◆ WHAT YOU NEED TO DO
Return the material exactly as supplied, apart from the pictures, which are omitted.

# START OF DATA EXTRACT

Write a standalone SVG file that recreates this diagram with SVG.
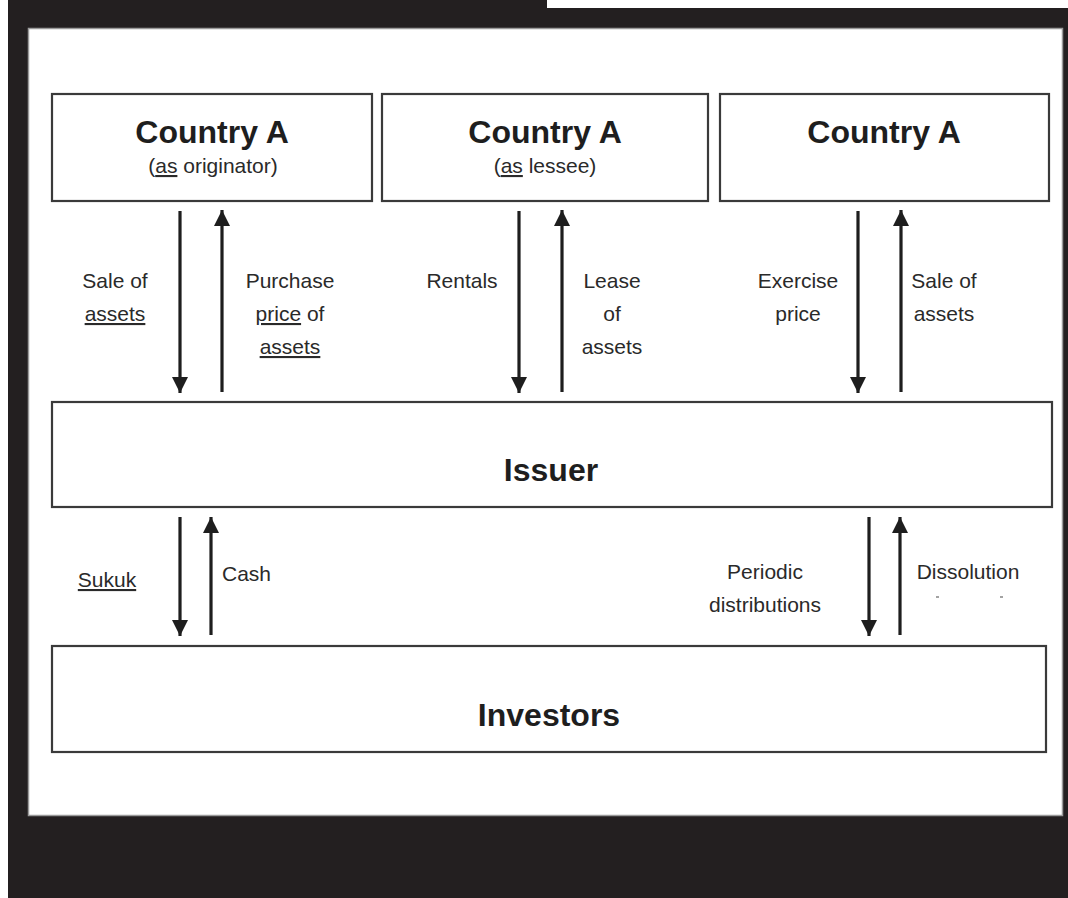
<svg xmlns="http://www.w3.org/2000/svg" width="1068" height="898" viewBox="0 0 1068 898">
<defs>
<marker id="ah" viewBox="0 0 16 16" refX="16" refY="8" markerWidth="16" markerHeight="16" markerUnits="userSpaceOnUse" orient="auto">
<path d="M0,0 L16,8 L0,16 Z" fill="#1e1e1e"/>
</marker>
<style>
.box{fill:#fff;stroke:#3a3a3a;stroke-width:2.2}
.title{font-family:"Liberation Sans",Arial,sans-serif;font-weight:bold;font-size:32px;fill:#1e1e1e;text-anchor:middle}
.sub{font-family:"Liberation Sans",Arial,sans-serif;font-size:21px;fill:#2a2a2a;text-anchor:middle}
.lbl{font-family:"Liberation Sans",Arial,sans-serif;font-size:21px;fill:#2a2a2a;text-anchor:middle}
.u{text-decoration:underline}
.arr{stroke:#1e1e1e;stroke-width:3.2;fill:none;marker-end:url(#ah)}
</style>
</defs>
<rect x="0" y="0" width="1068" height="898" fill="#fff"/>
<rect x="8" y="0" width="1060" height="898" fill="#231f20"/>
<rect x="547" y="0" width="521" height="8" fill="#fff"/>
<rect x="28.5" y="28.5" width="1034" height="787" fill="#fff" stroke="#9a9a9a" stroke-width="1.5"/>

<g id="node-country-originator">
<rect class="box" x="52" y="94" width="320" height="107"/>
<text class="title" x="212" y="143">Country A</text>
<text class="sub" x="213" y="173">(<tspan class="u">as</tspan> originator)</text>
</g>
<g id="node-country-lessee">
<rect class="box" x="382" y="94" width="326" height="107"/>
<text class="title" x="545" y="143">Country A</text>
<text class="sub" x="545" y="173">(<tspan class="u">as</tspan> lessee)</text>
</g>
<g id="node-country">
<rect class="box" x="720" y="94" width="329" height="107"/>
<text class="title" x="884" y="143">Country A</text>
</g>
<g id="node-issuer">
<rect class="box" x="52" y="402" width="1000" height="105"/>
<text class="title" x="551" y="481">Issuer</text>
</g>
<g id="node-investors">
<rect class="box" x="52" y="646" width="994" height="106"/>
<text class="title" x="549" y="726">Investors</text>
</g>

<g id="connectors">
<line class="arr" x1="180" y1="211" x2="180" y2="393"/>
<line class="arr" x1="222" y1="392" x2="222" y2="210"/>
<line class="arr" x1="519" y1="211" x2="519" y2="393"/>
<line class="arr" x1="562" y1="392" x2="562" y2="210"/>
<line class="arr" x1="858" y1="211" x2="858" y2="393"/>
<line class="arr" x1="901" y1="392" x2="901" y2="210"/>
<line class="arr" x1="180" y1="517" x2="180" y2="636"/>
<line class="arr" x1="211" y1="635" x2="211" y2="517"/>
<line class="arr" x1="869" y1="517" x2="869" y2="636"/>
<line class="arr" x1="900" y1="635" x2="900" y2="517"/>
</g>

<g id="labels">
<text class="lbl" x="115" y="288">Sale of</text>
<text class="lbl" x="115" y="321"><tspan class="u">assets</tspan></text>
<text class="lbl" x="290" y="288">Purchase</text>
<text class="lbl" x="290" y="321"><tspan class="u">price</tspan> of</text>
<text class="lbl" x="290" y="354"><tspan class="u">assets</tspan></text>
<text class="lbl" x="462" y="288">Rentals</text>
<text class="lbl" x="612" y="288">Lease</text>
<text class="lbl" x="612" y="321">of</text>
<text class="lbl" x="612" y="354">assets</text>
<text class="lbl" x="798" y="288">Exercise</text>
<text class="lbl" x="798" y="321">price</text>
<text class="lbl" x="944" y="288">Sale of</text>
<text class="lbl" x="944" y="321">assets</text>
<text class="lbl" x="107" y="587"><tspan class="u">Sukuk</tspan></text>
<text class="lbl" x="222" y="581" style="text-anchor:start">Cash</text>
<text class="lbl" x="765" y="579">Periodic</text>
<text class="lbl" x="765" y="612">distributions</text>
<text class="lbl" x="968" y="579">Dissolution</text>
<line x1="936" y1="597" x2="939" y2="597" stroke="#666" stroke-width="1.2"/>
<line x1="1000" y1="597" x2="1003" y2="597" stroke="#666" stroke-width="1.2"/>
</g>
</svg>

# END OF DATA EXTRACT

◆ ANSWER BELOW
Write a standalone SVG file that recreates this diagram with SVG.
<svg xmlns="http://www.w3.org/2000/svg" width="1068" height="898" viewBox="0 0 1068 898">
<defs>
<marker id="ah" viewBox="0 0 16 16" refX="16" refY="8" markerWidth="16" markerHeight="16" markerUnits="userSpaceOnUse" orient="auto">
<path d="M0,0 L16,8 L0,16 Z" fill="#1e1e1e"/>
</marker>
<style>
.box{fill:#fff;stroke:#3a3a3a;stroke-width:2.2}
.title{font-family:"Liberation Sans",Arial,sans-serif;font-weight:bold;font-size:32px;fill:#1e1e1e;text-anchor:middle}
.sub{font-family:"Liberation Sans",Arial,sans-serif;font-size:21px;fill:#2a2a2a;text-anchor:middle}
.lbl{font-family:"Liberation Sans",Arial,sans-serif;font-size:21px;fill:#2a2a2a;text-anchor:middle}
.u{text-decoration:underline}
.arr{stroke:#1e1e1e;stroke-width:3.2;fill:none;marker-end:url(#ah)}
</style>
</defs>
<rect x="0" y="0" width="1068" height="898" fill="#fff"/>
<rect x="8" y="0" width="1060" height="898" fill="#231f20"/>
<rect x="547" y="0" width="521" height="8" fill="#fff"/>
<rect x="28.5" y="28.5" width="1034" height="787" fill="#fff" stroke="#9a9a9a" stroke-width="1.5"/>

<g id="node-country-originator">
<rect class="box" x="52" y="94" width="320" height="107"/>
<text class="title" x="212" y="143">Country A</text>
<text class="sub" x="213" y="173">(<tspan class="u">as</tspan> originator)</text>
</g>
<g id="node-country-lessee">
<rect class="box" x="382" y="94" width="326" height="107"/>
<text class="title" x="545" y="143">Country A</text>
<text class="sub" x="545" y="173">(<tspan class="u">as</tspan> lessee)</text>
</g>
<g id="node-country">
<rect class="box" x="720" y="94" width="329" height="107"/>
<text class="title" x="884" y="143">Country A</text>
</g>
<g id="node-issuer">
<rect class="box" x="52" y="402" width="1000" height="105"/>
<text class="title" x="551" y="481">Issuer</text>
</g>
<g id="node-investors">
<rect class="box" x="52" y="646" width="994" height="106"/>
<text class="title" x="549" y="726">Investors</text>
</g>

<g id="connectors">
<line class="arr" x1="180" y1="211" x2="180" y2="393"/>
<line class="arr" x1="222" y1="392" x2="222" y2="210"/>
<line class="arr" x1="519" y1="211" x2="519" y2="393"/>
<line class="arr" x1="562" y1="392" x2="562" y2="210"/>
<line class="arr" x1="858" y1="211" x2="858" y2="393"/>
<line class="arr" x1="901" y1="392" x2="901" y2="210"/>
<line class="arr" x1="180" y1="517" x2="180" y2="636"/>
<line class="arr" x1="211" y1="635" x2="211" y2="517"/>
<line class="arr" x1="869" y1="517" x2="869" y2="636"/>
<line class="arr" x1="900" y1="635" x2="900" y2="517"/>
</g>

<g id="labels">
<text class="lbl" x="115" y="288">Sale of</text>
<text class="lbl" x="115" y="321"><tspan class="u">assets</tspan></text>
<text class="lbl" x="290" y="288">Purchase</text>
<text class="lbl" x="290" y="321"><tspan class="u">price</tspan> of</text>
<text class="lbl" x="290" y="354"><tspan class="u">assets</tspan></text>
<text class="lbl" x="462" y="288">Rentals</text>
<text class="lbl" x="612" y="288">Lease</text>
<text class="lbl" x="612" y="321">of</text>
<text class="lbl" x="612" y="354">assets</text>
<text class="lbl" x="798" y="288">Exercise</text>
<text class="lbl" x="798" y="321">price</text>
<text class="lbl" x="944" y="288">Sale of</text>
<text class="lbl" x="944" y="321">assets</text>
<text class="lbl" x="107" y="587"><tspan class="u">Sukuk</tspan></text>
<text class="lbl" x="222" y="581" style="text-anchor:start">Cash</text>
<text class="lbl" x="765" y="579">Periodic</text>
<text class="lbl" x="765" y="612">distributions</text>
<text class="lbl" x="968" y="579">Dissolution</text>
<line x1="936" y1="597" x2="939" y2="597" stroke="#666" stroke-width="1.2"/>
<line x1="1000" y1="597" x2="1003" y2="597" stroke="#666" stroke-width="1.2"/>
</g>
</svg>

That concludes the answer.